Ingersoll feels it is urgent that all Democrats unite to boot 1968 Wharton graduate Donald Trump out of office. 

"I really think it’s important we coalesce behind the inevitable nominee, which is really looking to be Joe Biden,” Ingersoll said. “I would just really hope that in the end, we can all set aside our differences and come together to defeat Donald Trump in 2020, because that’s what this is all about.” 

Though many Sanders supporters at the University have been active on Twitter to decry Penn Dems' endorsement, Wennberg hopes many will vote for Biden if he becomes the Democratic nominee. 

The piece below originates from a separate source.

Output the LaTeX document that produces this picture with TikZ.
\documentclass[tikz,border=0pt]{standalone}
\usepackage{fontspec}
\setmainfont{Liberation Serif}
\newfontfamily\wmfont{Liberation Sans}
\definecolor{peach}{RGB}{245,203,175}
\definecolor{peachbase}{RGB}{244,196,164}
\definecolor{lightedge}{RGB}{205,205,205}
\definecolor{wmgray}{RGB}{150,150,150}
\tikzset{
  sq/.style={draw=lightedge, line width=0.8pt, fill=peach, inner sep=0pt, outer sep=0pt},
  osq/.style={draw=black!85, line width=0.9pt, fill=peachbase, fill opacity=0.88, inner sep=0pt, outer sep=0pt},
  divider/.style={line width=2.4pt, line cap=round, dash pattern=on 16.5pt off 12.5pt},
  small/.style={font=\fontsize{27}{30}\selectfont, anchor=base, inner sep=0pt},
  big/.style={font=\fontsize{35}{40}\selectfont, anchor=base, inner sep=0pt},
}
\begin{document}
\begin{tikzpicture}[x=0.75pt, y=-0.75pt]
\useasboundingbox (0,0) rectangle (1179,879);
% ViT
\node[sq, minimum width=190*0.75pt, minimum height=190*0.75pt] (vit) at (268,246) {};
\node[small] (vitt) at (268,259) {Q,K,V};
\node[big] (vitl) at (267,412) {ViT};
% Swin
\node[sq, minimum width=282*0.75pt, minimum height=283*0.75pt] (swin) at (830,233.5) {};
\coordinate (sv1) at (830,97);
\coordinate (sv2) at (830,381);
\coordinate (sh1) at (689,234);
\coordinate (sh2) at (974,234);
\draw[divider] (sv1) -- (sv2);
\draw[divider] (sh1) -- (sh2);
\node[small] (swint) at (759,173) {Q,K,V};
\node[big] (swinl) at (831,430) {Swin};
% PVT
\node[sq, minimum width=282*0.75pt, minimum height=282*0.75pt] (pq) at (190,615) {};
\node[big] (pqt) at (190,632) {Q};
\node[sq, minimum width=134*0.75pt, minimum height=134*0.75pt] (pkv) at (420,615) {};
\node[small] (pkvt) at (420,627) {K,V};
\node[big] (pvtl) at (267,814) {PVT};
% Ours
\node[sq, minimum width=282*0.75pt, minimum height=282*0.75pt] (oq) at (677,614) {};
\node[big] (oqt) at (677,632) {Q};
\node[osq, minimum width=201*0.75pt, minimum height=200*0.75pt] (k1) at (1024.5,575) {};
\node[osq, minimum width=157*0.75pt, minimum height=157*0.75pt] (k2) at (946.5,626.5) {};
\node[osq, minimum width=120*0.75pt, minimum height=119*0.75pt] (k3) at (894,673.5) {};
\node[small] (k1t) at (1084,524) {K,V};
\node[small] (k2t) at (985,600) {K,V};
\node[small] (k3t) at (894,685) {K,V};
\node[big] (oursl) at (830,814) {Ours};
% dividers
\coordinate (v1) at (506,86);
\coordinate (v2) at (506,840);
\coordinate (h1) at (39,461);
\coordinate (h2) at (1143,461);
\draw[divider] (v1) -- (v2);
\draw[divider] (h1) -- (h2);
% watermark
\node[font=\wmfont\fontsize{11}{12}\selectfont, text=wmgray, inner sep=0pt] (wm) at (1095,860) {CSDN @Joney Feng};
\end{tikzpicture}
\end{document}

“I think that Twitter is just an inherently reductive platform, so I’m not at all surprised to see people are expressing their outrage that way," she said. "I’m glad that people are getting it out now, hopefully so that we can put this behind us and all work together in November.” 

When students arrive back on campus after the Democratic National Convention and the University’s shift to online classes during the coronavirus pandemic, Penn for Biden and Penn Dems will likely combine as one group.

“Hopefully, all of my friends who support Sanders in Penn Dems and elsewhere can realize now, that it’s coming to a point where [Sanders'] candidacy is slowly becoming more and more mathematically impossible and it’s time to coalesce around the vice president,” Penn for Biden Co-founder and Wharton senior Dylan Milligan said.

Biden, who emerged as the Democratic presidential primary frontrunner after Super Tuesday, currently has 1,201 pledged delegates and needs 790 more to gain the 1,991 need for the nomination. Sanders currently has 896, and would need 1,095.

County elections officials in Pennsylvania are pushing to postpone the April 28 primary due to in–person voting complications caused by the coronavirus, but the national Democratic Party has asked states not to delay their elections.

In 2016, Penn Dems endorsed Hillary Clinton and Barack Obama in 2008.